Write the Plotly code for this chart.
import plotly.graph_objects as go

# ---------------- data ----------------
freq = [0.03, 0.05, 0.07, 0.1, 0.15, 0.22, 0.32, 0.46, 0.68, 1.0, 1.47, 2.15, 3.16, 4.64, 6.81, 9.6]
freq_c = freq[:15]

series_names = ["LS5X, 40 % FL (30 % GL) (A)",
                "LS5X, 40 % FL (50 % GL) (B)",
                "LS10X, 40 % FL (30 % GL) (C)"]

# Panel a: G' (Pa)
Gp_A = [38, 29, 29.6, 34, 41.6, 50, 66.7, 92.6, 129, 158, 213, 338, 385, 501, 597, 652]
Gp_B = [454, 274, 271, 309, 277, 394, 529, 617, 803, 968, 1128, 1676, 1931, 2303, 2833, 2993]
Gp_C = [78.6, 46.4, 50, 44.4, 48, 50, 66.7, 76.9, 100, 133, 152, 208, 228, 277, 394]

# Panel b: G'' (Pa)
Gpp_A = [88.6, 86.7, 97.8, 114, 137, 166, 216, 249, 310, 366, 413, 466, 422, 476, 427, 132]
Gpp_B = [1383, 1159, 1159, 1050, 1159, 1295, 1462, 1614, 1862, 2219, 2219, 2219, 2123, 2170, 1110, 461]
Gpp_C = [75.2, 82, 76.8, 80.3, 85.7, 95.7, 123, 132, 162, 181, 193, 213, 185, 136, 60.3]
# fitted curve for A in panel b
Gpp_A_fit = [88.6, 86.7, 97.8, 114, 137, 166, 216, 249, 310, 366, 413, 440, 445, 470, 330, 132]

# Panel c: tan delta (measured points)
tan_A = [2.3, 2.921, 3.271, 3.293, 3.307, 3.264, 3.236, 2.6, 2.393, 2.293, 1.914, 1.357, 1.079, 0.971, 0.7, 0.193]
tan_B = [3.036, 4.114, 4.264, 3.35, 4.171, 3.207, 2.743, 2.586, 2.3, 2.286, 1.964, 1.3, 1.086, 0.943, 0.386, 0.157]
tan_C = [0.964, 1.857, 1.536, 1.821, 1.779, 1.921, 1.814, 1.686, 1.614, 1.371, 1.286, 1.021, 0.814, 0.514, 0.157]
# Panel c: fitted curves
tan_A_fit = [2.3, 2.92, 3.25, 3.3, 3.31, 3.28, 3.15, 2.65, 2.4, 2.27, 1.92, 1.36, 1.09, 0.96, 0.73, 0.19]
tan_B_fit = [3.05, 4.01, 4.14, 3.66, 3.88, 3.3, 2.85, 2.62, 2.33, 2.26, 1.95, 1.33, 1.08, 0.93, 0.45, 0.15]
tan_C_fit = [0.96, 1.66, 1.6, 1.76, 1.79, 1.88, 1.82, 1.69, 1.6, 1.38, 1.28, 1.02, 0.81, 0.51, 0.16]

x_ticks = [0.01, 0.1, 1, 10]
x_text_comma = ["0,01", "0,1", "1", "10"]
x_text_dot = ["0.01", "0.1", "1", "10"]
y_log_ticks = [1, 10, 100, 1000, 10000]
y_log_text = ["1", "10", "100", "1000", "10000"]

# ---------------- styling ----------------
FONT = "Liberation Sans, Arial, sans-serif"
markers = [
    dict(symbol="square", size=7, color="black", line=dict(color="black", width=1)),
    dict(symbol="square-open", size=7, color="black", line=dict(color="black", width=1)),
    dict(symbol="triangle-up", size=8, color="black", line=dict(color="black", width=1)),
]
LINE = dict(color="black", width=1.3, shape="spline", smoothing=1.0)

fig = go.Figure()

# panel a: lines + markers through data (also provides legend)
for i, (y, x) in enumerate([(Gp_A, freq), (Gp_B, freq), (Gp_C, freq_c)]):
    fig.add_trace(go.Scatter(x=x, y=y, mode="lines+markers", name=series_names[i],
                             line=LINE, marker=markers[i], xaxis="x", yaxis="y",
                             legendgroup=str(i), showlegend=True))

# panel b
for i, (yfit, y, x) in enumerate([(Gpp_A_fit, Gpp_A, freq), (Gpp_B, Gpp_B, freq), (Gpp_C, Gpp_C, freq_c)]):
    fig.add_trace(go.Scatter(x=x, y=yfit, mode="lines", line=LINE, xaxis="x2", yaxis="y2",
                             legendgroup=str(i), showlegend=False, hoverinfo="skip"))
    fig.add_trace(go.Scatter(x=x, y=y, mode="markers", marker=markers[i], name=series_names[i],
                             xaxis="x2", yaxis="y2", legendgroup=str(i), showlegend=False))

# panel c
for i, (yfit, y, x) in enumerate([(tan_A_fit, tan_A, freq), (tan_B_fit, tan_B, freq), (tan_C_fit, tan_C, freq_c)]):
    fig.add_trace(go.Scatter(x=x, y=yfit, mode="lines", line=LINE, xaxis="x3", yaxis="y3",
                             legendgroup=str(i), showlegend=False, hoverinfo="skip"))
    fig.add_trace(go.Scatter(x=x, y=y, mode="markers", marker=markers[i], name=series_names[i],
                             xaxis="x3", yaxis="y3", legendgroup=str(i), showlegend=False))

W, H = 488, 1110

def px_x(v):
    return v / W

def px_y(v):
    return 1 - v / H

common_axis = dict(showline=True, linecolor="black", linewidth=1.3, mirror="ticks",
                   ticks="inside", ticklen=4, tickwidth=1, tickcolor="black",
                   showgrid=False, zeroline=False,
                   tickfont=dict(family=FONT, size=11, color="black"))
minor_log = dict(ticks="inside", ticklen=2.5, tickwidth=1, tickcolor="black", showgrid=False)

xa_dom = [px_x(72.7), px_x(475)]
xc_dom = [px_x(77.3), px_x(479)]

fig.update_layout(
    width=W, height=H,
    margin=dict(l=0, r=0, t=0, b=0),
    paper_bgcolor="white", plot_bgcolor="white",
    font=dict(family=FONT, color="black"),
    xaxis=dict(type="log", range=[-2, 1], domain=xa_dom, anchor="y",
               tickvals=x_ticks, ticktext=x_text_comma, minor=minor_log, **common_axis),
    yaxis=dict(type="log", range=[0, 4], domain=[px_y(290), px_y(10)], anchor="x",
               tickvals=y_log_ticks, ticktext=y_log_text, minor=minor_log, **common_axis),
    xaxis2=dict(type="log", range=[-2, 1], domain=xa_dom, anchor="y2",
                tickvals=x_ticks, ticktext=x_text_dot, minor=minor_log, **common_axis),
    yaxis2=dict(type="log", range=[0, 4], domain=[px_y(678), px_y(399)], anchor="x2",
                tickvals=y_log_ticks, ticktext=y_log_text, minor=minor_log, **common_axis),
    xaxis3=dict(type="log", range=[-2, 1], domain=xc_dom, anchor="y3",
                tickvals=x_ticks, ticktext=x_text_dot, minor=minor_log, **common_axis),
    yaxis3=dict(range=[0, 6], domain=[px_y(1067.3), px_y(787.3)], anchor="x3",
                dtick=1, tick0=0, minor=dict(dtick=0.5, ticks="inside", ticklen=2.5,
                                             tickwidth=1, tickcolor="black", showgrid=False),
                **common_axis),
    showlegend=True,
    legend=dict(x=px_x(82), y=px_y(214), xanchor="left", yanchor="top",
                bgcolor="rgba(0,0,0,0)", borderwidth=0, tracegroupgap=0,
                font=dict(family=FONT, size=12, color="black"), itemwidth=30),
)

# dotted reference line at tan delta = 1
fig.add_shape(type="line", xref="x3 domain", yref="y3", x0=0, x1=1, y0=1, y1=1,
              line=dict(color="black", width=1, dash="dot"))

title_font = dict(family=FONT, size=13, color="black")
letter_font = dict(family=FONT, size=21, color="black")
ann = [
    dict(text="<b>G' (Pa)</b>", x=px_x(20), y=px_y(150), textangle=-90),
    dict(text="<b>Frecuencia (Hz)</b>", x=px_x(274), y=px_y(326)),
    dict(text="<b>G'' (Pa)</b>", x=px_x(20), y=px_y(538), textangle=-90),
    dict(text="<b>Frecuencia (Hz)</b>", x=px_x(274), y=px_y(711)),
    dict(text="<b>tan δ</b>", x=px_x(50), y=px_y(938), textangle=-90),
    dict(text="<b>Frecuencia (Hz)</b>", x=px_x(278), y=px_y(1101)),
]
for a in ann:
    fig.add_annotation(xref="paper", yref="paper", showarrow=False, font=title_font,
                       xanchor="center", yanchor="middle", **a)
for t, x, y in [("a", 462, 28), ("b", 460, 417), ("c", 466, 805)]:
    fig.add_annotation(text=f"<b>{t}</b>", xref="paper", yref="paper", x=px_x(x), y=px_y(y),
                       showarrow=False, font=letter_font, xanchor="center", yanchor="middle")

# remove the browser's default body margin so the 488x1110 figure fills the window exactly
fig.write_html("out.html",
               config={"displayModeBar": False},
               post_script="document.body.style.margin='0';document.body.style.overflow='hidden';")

────

(OBJECTIVE) Give back exactly the material above from its opening line to the line bearing "470, 330, 132]".

(WRITTEN RESPONSE)
Write the Plotly code for this chart.
import plotly.graph_objects as go

# ---------------- data ----------------
freq = [0.03, 0.05, 0.07, 0.1, 0.15, 0.22, 0.32, 0.46, 0.68, 1.0, 1.47, 2.15, 3.16, 4.64, 6.81, 9.6]
freq_c = freq[:15]

series_names = ["LS5X, 40 % FL (30 % GL) (A)",
                "LS5X, 40 % FL (50 % GL) (B)",
                "LS10X, 40 % FL (30 % GL) (C)"]

# Panel a: G' (Pa)
Gp_A = [38, 29, 29.6, 34, 41.6, 50, 66.7, 92.6, 129, 158, 213, 338, 385, 501, 597, 652]
Gp_B = [454, 274, 271, 309, 277, 394, 529, 617, 803, 968, 1128, 1676, 1931, 2303, 2833, 2993]
Gp_C = [78.6, 46.4, 50, 44.4, 48, 50, 66.7, 76.9, 100, 133, 152, 208, 228, 277, 394]

# Panel b: G'' (Pa)
Gpp_A = [88.6, 86.7, 97.8, 114, 137, 166, 216, 249, 310, 366, 413, 466, 422, 476, 427, 132]
Gpp_B = [1383, 1159, 1159, 1050, 1159, 1295, 1462, 1614, 1862, 2219, 2219, 2219, 2123, 2170, 1110, 461]
Gpp_C = [75.2, 82, 76.8, 80.3, 85.7, 95.7, 123, 132, 162, 181, 193, 213, 185, 136, 60.3]
# fitted curve for A in panel b
Gpp_A_fit = [88.6, 86.7, 97.8, 114, 137, 166, 216, 249, 310, 366, 413, 440, 445, 470, 330, 132]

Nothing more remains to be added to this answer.